▶ **What the exercise asks**:
Transcribe the listing that follows in full, omitting pictures.

▶ **Supplied information**:
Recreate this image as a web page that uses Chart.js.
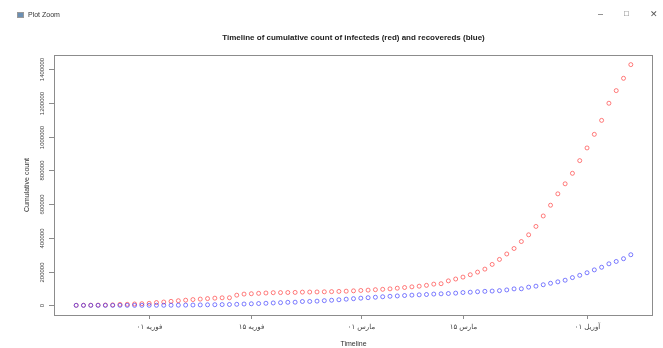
<!DOCTYPE html>
<html>
<head>
<meta charset="utf-8">
<script src="https://cdn.jsdelivr.net/npm/chart.js@4"></script>
<style>
  html, body { margin: 0; padding: 0; background: #fff; }
  #wrap { position: relative; width: 663px; height: 348px; overflow: hidden; }
  #bar { position: absolute; left: 0; top: 0; width: 663px; height: 28px;
         font: 7px "Liberation Sans", "DejaVu Sans", sans-serif; color: #333; }
  #bar .icon { position: absolute; left: 17px; top: 12px; width: 7px; height: 6px;
               background: #6b8fb3; border: 1px solid #999; box-sizing: border-box; }
  #bar .name { position: absolute; left: 28px; top: 11px; }
  #bar .btn  { position: absolute; top: 9px; font-size: 9px; color: #555; }
  canvas { position: absolute; left: 0; top: 0; }
</style>
</head>
<body>
<div id="wrap">
  <canvas id="chart" width="663" height="348"></canvas>
  <div id="bar">
    <span class="icon"></span><span class="name">Plot Zoom</span>
    <span class="btn" style="left:598px">&#8211;</span>
    <span class="btn" style="left:624px;font-size:8px">&#9633;</span>
    <span class="btn" style="left:650px">&#10005;</span>
  </div>
</div>
<script>
// ---- Data: daily cumulative counts, 22 Jan .. 7 Apr (day index 0..76) ----

const INFECTED = [
  555, 654, 941, 1434, 2118, 2927, 5578, 6166, 8234, 9927,
  12038, 16787, 19881, 23892, 27635, 30794, 34391, 37120, 40150, 42762,
  44802, 45221, 60368, 66885, 69030, 71224, 73258, 75136, 75639, 76197,
  76819, 78572, 78958, 79561, 80406, 81388, 82746, 84112, 86011, 88369,
  90306, 92840, 95120, 97886, 101801, 105847, 109821, 113590, 118620, 125875,
  128352, 145205, 156101, 167454, 181574, 197102, 214821, 242570, 272208, 304507,
  336953, 378235, 418045, 467653, 529591, 593291, 660706, 720117, 782365, 857487,
  932605, 1013157, 1095917, 1197405, 1272115, 1345048, 1426096,
];

const RECOVERED = [
  28, 30, 36, 39, 52, 61, 107, 126, 143, 222,
  284, 472, 623, 852, 1124, 1487, 2011, 2616, 3244, 3946,
  4683, 5150, 6295, 8058, 9395, 10865, 12583, 14352, 16121, 18177,
  18890, 22886, 23394, 25227, 27905, 30384, 33277, 36711, 39782, 42716,
  45602, 48228, 51170, 53796, 55865, 58358, 60694, 62494, 64404, 67003,
  68324, 70251, 72624, 76034, 78088, 80840, 83207, 84854, 87256, 91499,
  97704, 98334, 107980, 113787, 122150, 130915, 139415, 149082, 164566, 178034,
  193177, 210263, 225796, 246152, 260012, 276515, 300054,
];

const X_TICK_DAYS   = [10, 24, 39, 53, 70];
const X_TICK_LABELS = ['فوریه ۰۱', 'فوریه ۱۵', 'مارس ۰۱', 'مارس ۱۵', 'آوریل ۰۱'];
const Y_TICKS       = [0, 200000, 400000, 600000, 800000, 1000000, 1200000, 1400000];

const TITLE   = 'Timeline of cumulative count of infecteds (red) and recovereds (blue)';
const X_TITLE = 'Timeline';
const Y_TITLE = 'Cumulative count';

const FONT = '"Liberation Sans", "DejaVu Sans", sans-serif';

// R-style 4% range extension around the data
function padRange(lo, hi) {
  const d = (hi - lo) * 0.04;
  return [lo - d, hi + d];
}

const [xMin, xMax] = padRange(0, INFECTED.length - 1);
const [yMin, yMax] = padRange(Math.min(...RECOVERED), Math.max(...INFECTED));

const toPoints = arr => arr.map((v, i) => ({ x: i, y: v }));

// Draws the base-graphics style frame, ticks and labels
const rFrame = {
  id: 'rFrame',
  afterDraw(chart) {
    const { ctx, chartArea: a, scales: { x, y } } = chart;
    ctx.save();

    // box
    ctx.strokeStyle = '#8c8c8c';
    ctx.lineWidth = 1;
    ctx.strokeRect(a.left + 0.5, a.top + 0.5, a.right - a.left - 1, a.bottom - a.top);

    // x ticks + labels
    ctx.fillStyle = '#444';
    ctx.font = `7px ${FONT}`;
    ctx.textAlign = 'center';
    ctx.textBaseline = 'middle';
    X_TICK_DAYS.forEach((d, i) => {
      const px = Math.round(x.getPixelForValue(d)) + 0.5;
      ctx.beginPath();
      ctx.moveTo(px, a.bottom);
      ctx.lineTo(px, a.bottom + 4);
      ctx.stroke();
      ctx.fillText(X_TICK_LABELS[i], px, a.bottom + 12);
    });

    // y ticks + rotated labels
    ctx.font = `6px ${FONT}`;
    Y_TICKS.forEach(v => {
      const py = Math.round(y.getPixelForValue(v)) + 0.5;
      ctx.beginPath();
      ctx.moveTo(a.left, py);
      ctx.lineTo(a.left - 5, py);
      ctx.stroke();
      ctx.save();
      ctx.translate(42, py);
      ctx.rotate(-Math.PI / 2);
      ctx.fillText(String(v), 0, 0);
      ctx.restore();
    });

    // titles
    ctx.fillStyle = '#222';
    ctx.font = `bold 8px ${FONT}`;
    ctx.fillText(TITLE, (a.left + a.right) / 2, 38);

    ctx.fillStyle = '#333';
    ctx.font = `7px ${FONT}`;
    ctx.fillText(X_TITLE, (a.left + a.right) / 2, 344);

    ctx.save();
    ctx.translate(27, (a.top + a.bottom) / 2);
    ctx.rotate(-Math.PI / 2);
    ctx.fillText(Y_TITLE, 0, 0);
    ctx.restore();

    ctx.restore();
  },
};

new Chart(document.getElementById('chart'), {
  type: 'scatter',
  data: {
    datasets: [
      {
        label:           'Recovered',
        data:            toPoints(RECOVERED),
        borderColor:     'rgba(40,40,255,0.6)',
        backgroundColor: 'rgba(0,0,0,0)',
        pointRadius:     2,
        borderWidth:     1,
        order:           0,
      },
      {
        label:           'Infected',
        data:            toPoints(INFECTED),
        borderColor:     'rgba(255,40,40,0.6)',
        backgroundColor: 'rgba(0,0,0,0)',
        pointRadius:     2,
        borderWidth:     1,
        order:           1,
      },
    ],
  },
  options: {
    responsive: false,
    animation:  false,
    layout: { padding: { left: 54, right: 10, top: 55, bottom: 33 } },
    plugins: {
      legend:  { display: false },
      tooltip: { enabled: false },
    },
    scales: {
      x: { type: 'linear', min: xMin, max: xMax, display: false },
      y: { type: 'linear', min: yMin, max: yMax, display: false },
    },
  },
  plugins: [rFrame],
});
</script>
</body>
</html>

▶ **Solution for this problem**:
Recreate this image as a web page that uses Chart.js.
<!DOCTYPE html>
<html>
<head>
<meta charset="utf-8">
<script src="https://cdn.jsdelivr.net/npm/chart.js@4"></script>
<style>
  html, body { margin: 0; padding: 0; background: #fff; }
  #wrap { position: relative; width: 663px; height: 348px; overflow: hidden; }
  #bar { position: absolute; left: 0; top: 0; width: 663px; height: 28px;
         font: 7px "Liberation Sans", "DejaVu Sans", sans-serif; color: #333; }
  #bar .icon { position: absolute; left: 17px; top: 12px; width: 7px; height: 6px;
               background: #6b8fb3; border: 1px solid #999; box-sizing: border-box; }
  #bar .name { position: absolute; left: 28px; top: 11px; }
  #bar .btn  { position: absolute; top: 9px; font-size: 9px; color: #555; }
  canvas { position: absolute; left: 0; top: 0; }
</style>
</head>
<body>
<div id="wrap">
  <canvas id="chart" width="663" height="348"></canvas>
  <div id="bar">
    <span class="icon"></span><span class="name">Plot Zoom</span>
    <span class="btn" style="left:598px">&#8211;</span>
    <span class="btn" style="left:624px;font-size:8px">&#9633;</span>
    <span class="btn" style="left:650px">&#10005;</span>
  </div>
</div>
<script>
// ---- Data: daily cumulative counts, 22 Jan .. 7 Apr (day index 0..76) ----

const INFECTED = [
  555, 654, 941, 1434, 2118, 2927, 5578, 6166, 8234, 9927,
  12038, 16787, 19881, 23892, 27635, 30794, 34391, 37120, 40150, 42762,
  44802, 45221, 60368, 66885, 69030, 71224, 73258, 75136, 75639, 76197,
  76819, 78572, 78958, 79561, 80406, 81388, 82746, 84112, 86011, 88369,
  90306, 92840, 95120, 97886, 101801, 105847, 109821, 113590, 118620, 125875,
  128352, 145205, 156101, 167454, 181574, 197102, 214821, 242570, 272208, 304507,
  336953, 378235, 418045, 467653, 529591, 593291, 660706, 720117, 782365, 857487,
  932605, 1013157, 1095917, 1197405, 1272115, 1345048, 1426096,
];

const RECOVERED = [
  28, 30, 36, 39, 52, 61, 107, 126, 143, 222,
  284, 472, 623, 852, 1124, 1487, 2011, 2616, 3244, 3946,
  4683, 5150, 6295, 8058, 9395, 10865, 12583, 14352, 16121, 18177,
  18890, 22886, 23394, 25227, 27905, 30384, 33277, 36711, 39782, 42716,
  45602, 48228, 51170, 53796, 55865, 58358, 60694, 62494, 64404, 67003,
  68324, 70251, 72624, 76034, 78088, 80840, 83207, 84854, 87256, 91499,
  97704, 98334, 107980, 113787, 122150, 130915, 139415, 149082, 164566, 178034,
  193177, 210263, 225796, 246152, 260012, 276515, 300054,
];

const X_TICK_DAYS   = [10, 24, 39, 53, 70];
const X_TICK_LABELS = ['فوریه ۰۱', 'فوریه ۱۵', 'مارس ۰۱', 'مارس ۱۵', 'آوریل ۰۱'];
const Y_TICKS       = [0, 200000, 400000, 600000, 800000, 1000000, 1200000, 1400000];

const TITLE   = 'Timeline of cumulative count of infecteds (red) and recovereds (blue)';
const X_TITLE = 'Timeline';
const Y_TITLE = 'Cumulative count';

const FONT = '"Liberation Sans", "DejaVu Sans", sans-serif';

// R-style 4% range extension around the data
function padRange(lo, hi) {
  const d = (hi - lo) * 0.04;
  return [lo - d, hi + d];
}

const [xMin, xMax] = padRange(0, INFECTED.length - 1);
const [yMin, yMax] = padRange(Math.min(...RECOVERED), Math.max(...INFECTED));

const toPoints = arr => arr.map((v, i) => ({ x: i, y: v }));

// Draws the base-graphics style frame, ticks and labels
const rFrame = {
  id: 'rFrame',
  afterDraw(chart) {
    const { ctx, chartArea: a, scales: { x, y } } = chart;
    ctx.save();

    // box
    ctx.strokeStyle = '#8c8c8c';
    ctx.lineWidth = 1;
    ctx.strokeRect(a.left + 0.5, a.top + 0.5, a.right - a.left - 1, a.bottom - a.top);

    // x ticks + labels
    ctx.fillStyle = '#444';
    ctx.font = `7px ${FONT}`;
    ctx.textAlign = 'center';
    ctx.textBaseline = 'middle';
    X_TICK_DAYS.forEach((d, i) => {
      const px = Math.round(x.getPixelForValue(d)) + 0.5;
      ctx.beginPath();
      ctx.moveTo(px, a.bottom);
      ctx.lineTo(px, a.bottom + 4);
      ctx.stroke();
      ctx.fillText(X_TICK_LABELS[i], px, a.bottom + 12);
    });

    // y ticks + rotated labels
    ctx.font = `6px ${FONT}`;
    Y_TICKS.forEach(v => {
      const py = Math.round(y.getPixelForValue(v)) + 0.5;
      ctx.beginPath();
      ctx.moveTo(a.left, py);
      ctx.lineTo(a.left - 5, py);
      ctx.stroke();
      ctx.save();
      ctx.translate(42, py);
      ctx.rotate(-Math.PI / 2);
      ctx.fillText(String(v), 0, 0);
      ctx.restore();
    });

    // titles
    ctx.fillStyle = '#222';
    ctx.font = `bold 8px ${FONT}`;
    ctx.fillText(TITLE, (a.left + a.right) / 2, 38);

    ctx.fillStyle = '#333';
    ctx.font = `7px ${FONT}`;
    ctx.fillText(X_TITLE, (a.left + a.right) / 2, 344);

    ctx.save();
    ctx.translate(27, (a.top + a.bottom) / 2);
    ctx.rotate(-Math.PI / 2);
    ctx.fillText(Y_TITLE, 0, 0);
    ctx.restore();

    ctx.restore();
  },
};

new Chart(document.getElementById('chart'), {
  type: 'scatter',
  data: {
    datasets: [
      {
        label:           'Recovered',
        data:            toPoints(RECOVERED),
        borderColor:     'rgba(40,40,255,0.6)',
        backgroundColor: 'rgba(0,0,0,0)',
        pointRadius:     2,
        borderWidth:     1,
        order:           0,
      },
      {
        label:           'Infected',
        data:            toPoints(INFECTED),
        borderColor:     'rgba(255,40,40,0.6)',
        backgroundColor: 'rgba(0,0,0,0)',
        pointRadius:     2,
        borderWidth:     1,
        order:           1,
      },
    ],
  },
  options: {
    responsive: false,
    animation:  false,
    layout: { padding: { left: 54, right: 10, top: 55, bottom: 33 } },
    plugins: {
      legend:  { display: false },
      tooltip: { enabled: false },
    },
    scales: {
      x: { type: 'linear', min: xMin, max: xMax, display: false },
      y: { type: 'linear', min: yMin, max: yMax, display: false },
    },
  },
  plugins: [rFrame],
});
</script>
</body>
</html>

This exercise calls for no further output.